[BEGIN Data section]

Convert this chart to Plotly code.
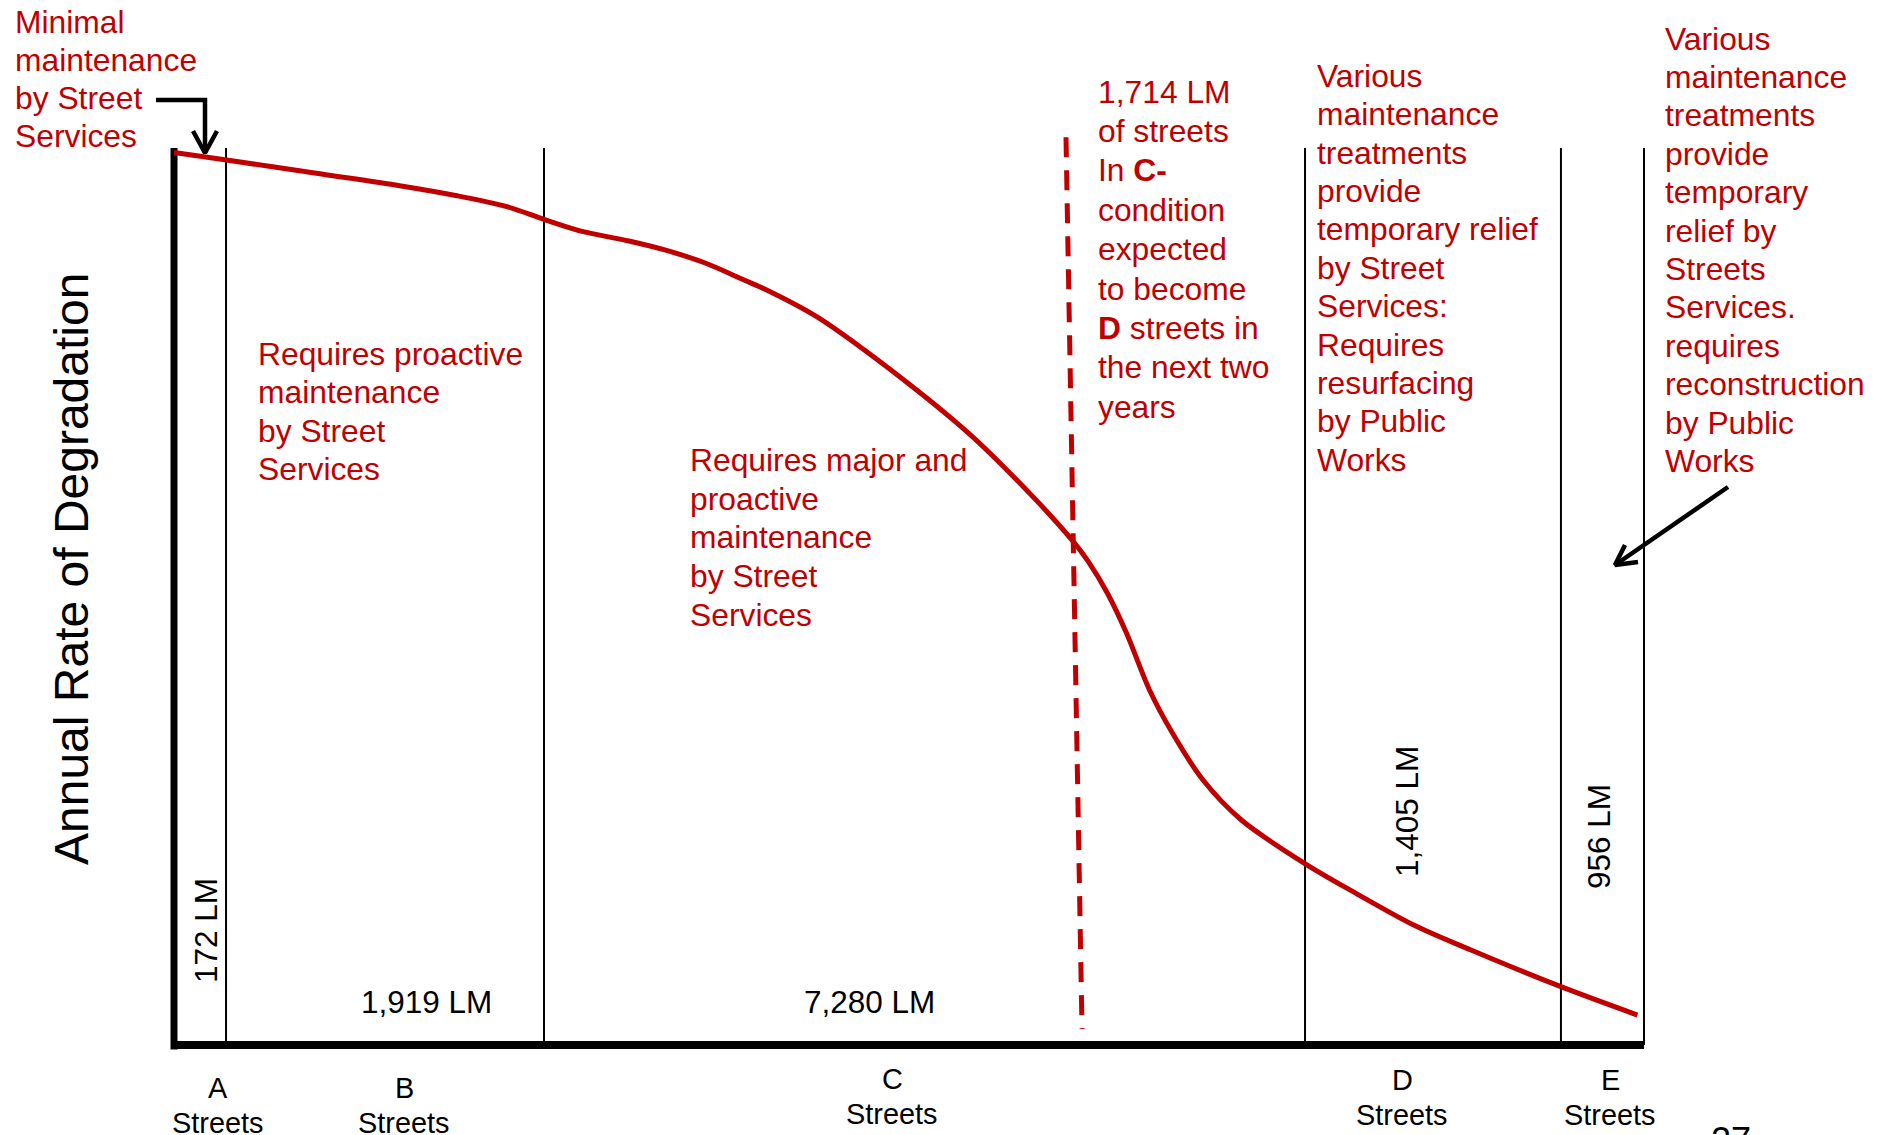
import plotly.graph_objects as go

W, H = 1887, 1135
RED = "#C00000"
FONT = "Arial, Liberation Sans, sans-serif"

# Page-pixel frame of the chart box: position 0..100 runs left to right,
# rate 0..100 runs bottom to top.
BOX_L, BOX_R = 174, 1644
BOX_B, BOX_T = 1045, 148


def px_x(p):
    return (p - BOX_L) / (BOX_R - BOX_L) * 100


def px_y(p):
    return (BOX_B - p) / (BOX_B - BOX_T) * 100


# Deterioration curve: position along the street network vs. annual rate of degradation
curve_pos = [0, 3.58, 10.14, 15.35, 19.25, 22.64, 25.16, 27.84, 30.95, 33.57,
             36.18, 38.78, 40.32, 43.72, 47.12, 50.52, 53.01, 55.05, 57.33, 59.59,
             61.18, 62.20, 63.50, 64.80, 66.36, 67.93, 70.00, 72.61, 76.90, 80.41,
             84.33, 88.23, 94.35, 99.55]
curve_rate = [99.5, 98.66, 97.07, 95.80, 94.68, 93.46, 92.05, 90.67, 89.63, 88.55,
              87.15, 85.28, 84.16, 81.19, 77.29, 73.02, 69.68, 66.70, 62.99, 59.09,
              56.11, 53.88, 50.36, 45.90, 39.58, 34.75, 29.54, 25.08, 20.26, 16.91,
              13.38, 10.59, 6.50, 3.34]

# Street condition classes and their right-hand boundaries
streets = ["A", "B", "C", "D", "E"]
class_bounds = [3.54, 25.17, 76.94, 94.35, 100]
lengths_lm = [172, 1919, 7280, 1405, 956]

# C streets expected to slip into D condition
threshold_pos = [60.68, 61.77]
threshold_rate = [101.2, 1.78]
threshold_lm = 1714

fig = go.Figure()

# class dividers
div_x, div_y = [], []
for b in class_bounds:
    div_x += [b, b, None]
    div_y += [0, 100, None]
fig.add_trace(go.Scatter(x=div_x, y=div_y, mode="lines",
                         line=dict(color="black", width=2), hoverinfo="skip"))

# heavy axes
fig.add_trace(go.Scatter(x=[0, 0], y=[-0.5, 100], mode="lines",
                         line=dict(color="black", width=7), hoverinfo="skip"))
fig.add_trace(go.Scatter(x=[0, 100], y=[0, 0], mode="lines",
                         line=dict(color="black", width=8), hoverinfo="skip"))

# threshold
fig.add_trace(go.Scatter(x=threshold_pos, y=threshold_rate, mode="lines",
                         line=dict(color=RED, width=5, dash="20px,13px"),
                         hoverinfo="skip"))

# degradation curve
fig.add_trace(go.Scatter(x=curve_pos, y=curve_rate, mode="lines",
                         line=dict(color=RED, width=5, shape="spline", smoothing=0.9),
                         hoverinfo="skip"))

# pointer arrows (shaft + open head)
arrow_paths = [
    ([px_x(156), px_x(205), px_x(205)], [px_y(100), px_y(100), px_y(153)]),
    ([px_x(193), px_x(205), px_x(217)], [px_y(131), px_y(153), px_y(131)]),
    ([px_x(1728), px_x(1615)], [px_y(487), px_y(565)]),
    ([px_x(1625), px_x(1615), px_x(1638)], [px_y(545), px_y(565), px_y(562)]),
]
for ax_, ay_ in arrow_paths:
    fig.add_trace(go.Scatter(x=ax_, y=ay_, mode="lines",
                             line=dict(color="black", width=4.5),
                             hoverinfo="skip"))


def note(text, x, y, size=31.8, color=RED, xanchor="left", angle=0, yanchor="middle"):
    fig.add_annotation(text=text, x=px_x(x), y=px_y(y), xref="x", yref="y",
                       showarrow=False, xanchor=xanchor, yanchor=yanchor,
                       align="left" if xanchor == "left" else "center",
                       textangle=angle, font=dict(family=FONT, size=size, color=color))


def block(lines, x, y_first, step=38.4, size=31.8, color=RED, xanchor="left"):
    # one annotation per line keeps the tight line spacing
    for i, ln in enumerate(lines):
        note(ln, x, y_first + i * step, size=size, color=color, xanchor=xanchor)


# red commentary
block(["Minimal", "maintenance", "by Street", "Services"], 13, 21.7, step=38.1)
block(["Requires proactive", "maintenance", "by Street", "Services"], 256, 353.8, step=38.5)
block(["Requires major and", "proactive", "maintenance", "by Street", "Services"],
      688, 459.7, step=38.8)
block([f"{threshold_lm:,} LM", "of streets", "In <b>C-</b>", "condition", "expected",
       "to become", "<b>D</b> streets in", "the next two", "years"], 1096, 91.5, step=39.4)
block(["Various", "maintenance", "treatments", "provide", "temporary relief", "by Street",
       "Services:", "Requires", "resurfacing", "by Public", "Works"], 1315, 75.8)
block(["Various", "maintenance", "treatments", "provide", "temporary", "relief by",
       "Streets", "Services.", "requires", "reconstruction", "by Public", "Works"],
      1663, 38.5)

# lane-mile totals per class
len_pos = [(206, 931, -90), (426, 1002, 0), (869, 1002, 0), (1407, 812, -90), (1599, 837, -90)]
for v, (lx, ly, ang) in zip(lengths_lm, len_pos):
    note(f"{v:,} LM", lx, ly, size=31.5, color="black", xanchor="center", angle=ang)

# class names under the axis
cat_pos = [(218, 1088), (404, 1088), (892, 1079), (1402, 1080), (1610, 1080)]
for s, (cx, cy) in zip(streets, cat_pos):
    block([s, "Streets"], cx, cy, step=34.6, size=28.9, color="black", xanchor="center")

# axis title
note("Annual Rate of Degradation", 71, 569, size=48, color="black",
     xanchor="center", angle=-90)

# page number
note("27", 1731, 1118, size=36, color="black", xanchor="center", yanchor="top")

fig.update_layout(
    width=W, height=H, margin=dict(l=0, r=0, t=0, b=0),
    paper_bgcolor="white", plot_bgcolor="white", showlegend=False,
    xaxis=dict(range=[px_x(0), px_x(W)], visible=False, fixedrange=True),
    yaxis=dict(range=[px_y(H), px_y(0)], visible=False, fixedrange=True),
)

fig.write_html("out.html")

[END Data section]

• Aim
Set down again, exactly, the lines of the material above from its first line to the one with "BOX_B, BOX_T = 1045, 148", inclusive. Leave the pictures out.

• Exercise answer
Convert this chart to Plotly code.
import plotly.graph_objects as go

W, H = 1887, 1135
RED = "#C00000"
FONT = "Arial, Liberation Sans, sans-serif"

# Page-pixel frame of the chart box: position 0..100 runs left to right,
# rate 0..100 runs bottom to top.
BOX_L, BOX_R = 174, 1644
BOX_B, BOX_T = 1045, 148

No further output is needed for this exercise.